EAAI Journal 2025 Journal Article
An ensemble-based transfer testing method for Large Language Models
- Yuanxin Qiao
- Yong Liu
- Xiang Chen
- Zhanqi Cui
Large Language Models (LLMs) can pose serious risks in real-world applications due to their potential for erroneous behavior, necessitating comprehensive and effective testing of LLMs. To assess the robustness of LLMs, adversarial attacks are typically conducted by constructing adversarial examples. Previous methods often require extensive queries and access to the internal information of the victim model. However, the internal information of most black-box LLMs is not accessible, rendering these testing methods infeasible. In addition, excessive queries to commercial black-box LLMs may incur substantial costs. To address these issues, this paper proposes an Ensemble-based Transfer Testing method for Large Language Models (ETTLLM). In contrast to previous adversarial testing methods for LLMs, ETTLLM queries white-box surrogates rather than the victim model, thereby significantly reducing testing costs.

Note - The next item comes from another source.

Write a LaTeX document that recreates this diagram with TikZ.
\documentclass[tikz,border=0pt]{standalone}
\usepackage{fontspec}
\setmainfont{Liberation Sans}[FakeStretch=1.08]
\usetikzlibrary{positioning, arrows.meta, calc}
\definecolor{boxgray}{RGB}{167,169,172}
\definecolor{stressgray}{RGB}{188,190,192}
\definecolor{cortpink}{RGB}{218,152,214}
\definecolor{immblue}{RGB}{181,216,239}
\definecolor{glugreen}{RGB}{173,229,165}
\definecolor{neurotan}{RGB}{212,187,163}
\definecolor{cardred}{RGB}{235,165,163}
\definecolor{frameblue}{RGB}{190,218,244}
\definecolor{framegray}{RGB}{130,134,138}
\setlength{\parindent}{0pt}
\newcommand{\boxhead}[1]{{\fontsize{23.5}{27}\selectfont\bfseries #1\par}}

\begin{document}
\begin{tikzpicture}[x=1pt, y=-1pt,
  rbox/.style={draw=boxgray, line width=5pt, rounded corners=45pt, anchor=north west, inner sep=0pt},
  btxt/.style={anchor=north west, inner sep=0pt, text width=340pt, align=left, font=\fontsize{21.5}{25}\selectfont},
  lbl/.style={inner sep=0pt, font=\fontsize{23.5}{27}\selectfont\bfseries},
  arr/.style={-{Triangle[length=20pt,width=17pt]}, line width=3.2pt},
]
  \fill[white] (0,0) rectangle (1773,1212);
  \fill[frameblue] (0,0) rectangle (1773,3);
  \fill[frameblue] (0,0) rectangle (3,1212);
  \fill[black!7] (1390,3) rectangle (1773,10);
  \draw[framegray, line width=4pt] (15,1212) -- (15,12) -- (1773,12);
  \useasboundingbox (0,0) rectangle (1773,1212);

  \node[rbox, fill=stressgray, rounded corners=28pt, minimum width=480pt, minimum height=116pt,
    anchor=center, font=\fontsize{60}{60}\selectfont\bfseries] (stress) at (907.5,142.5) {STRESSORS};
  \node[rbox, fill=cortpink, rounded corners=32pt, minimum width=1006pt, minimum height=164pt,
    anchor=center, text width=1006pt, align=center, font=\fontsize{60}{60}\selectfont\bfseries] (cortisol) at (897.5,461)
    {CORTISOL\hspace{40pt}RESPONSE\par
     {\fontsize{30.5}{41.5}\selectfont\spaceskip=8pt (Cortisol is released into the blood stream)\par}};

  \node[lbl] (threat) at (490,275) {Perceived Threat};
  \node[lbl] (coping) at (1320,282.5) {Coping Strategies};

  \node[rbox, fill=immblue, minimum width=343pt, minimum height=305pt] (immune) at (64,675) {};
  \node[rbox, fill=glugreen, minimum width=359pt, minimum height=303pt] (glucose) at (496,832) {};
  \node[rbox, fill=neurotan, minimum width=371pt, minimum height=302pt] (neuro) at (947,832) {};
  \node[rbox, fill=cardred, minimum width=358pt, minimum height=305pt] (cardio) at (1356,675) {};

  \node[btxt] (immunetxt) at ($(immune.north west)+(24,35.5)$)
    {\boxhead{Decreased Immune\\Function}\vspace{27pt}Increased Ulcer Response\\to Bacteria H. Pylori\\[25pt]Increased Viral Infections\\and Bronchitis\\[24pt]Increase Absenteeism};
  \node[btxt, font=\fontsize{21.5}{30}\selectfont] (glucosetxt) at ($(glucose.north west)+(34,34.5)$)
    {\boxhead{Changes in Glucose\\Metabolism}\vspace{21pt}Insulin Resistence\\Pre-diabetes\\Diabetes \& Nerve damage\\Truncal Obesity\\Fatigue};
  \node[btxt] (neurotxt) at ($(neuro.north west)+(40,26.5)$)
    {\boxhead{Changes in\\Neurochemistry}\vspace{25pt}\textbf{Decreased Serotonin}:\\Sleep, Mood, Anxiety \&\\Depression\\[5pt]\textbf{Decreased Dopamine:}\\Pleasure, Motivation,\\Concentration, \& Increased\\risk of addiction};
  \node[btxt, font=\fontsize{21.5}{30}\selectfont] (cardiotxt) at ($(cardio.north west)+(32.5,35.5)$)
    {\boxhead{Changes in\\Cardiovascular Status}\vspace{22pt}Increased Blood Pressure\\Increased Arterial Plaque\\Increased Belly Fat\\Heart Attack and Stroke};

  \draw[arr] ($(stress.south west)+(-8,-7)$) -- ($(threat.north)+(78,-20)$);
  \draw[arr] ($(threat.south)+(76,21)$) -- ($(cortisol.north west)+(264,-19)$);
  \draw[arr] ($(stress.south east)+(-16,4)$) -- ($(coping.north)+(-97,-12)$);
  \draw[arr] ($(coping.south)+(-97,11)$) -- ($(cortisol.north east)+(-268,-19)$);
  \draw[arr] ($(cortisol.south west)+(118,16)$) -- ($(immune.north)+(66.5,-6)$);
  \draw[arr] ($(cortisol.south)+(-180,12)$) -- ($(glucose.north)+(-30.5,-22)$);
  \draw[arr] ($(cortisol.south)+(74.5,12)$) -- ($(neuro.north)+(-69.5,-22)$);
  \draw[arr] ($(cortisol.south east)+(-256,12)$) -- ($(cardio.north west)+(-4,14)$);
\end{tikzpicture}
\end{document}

Moreover, it enhances the transferability and generalization of adversarial examples across diverse real-world classification tasks. Compared to baselines, ETTLLM significantly reduced the number of queries to the victim model, with an average of 1. 6 queries, just 1. 2% of the baselines. Furthermore, the textual similarity and modification rate of the adversarial examples generated by ETTLLM differ from the baselines by no more than 1. 6%, while achieving 70% of the attack success rate compared to the baselines.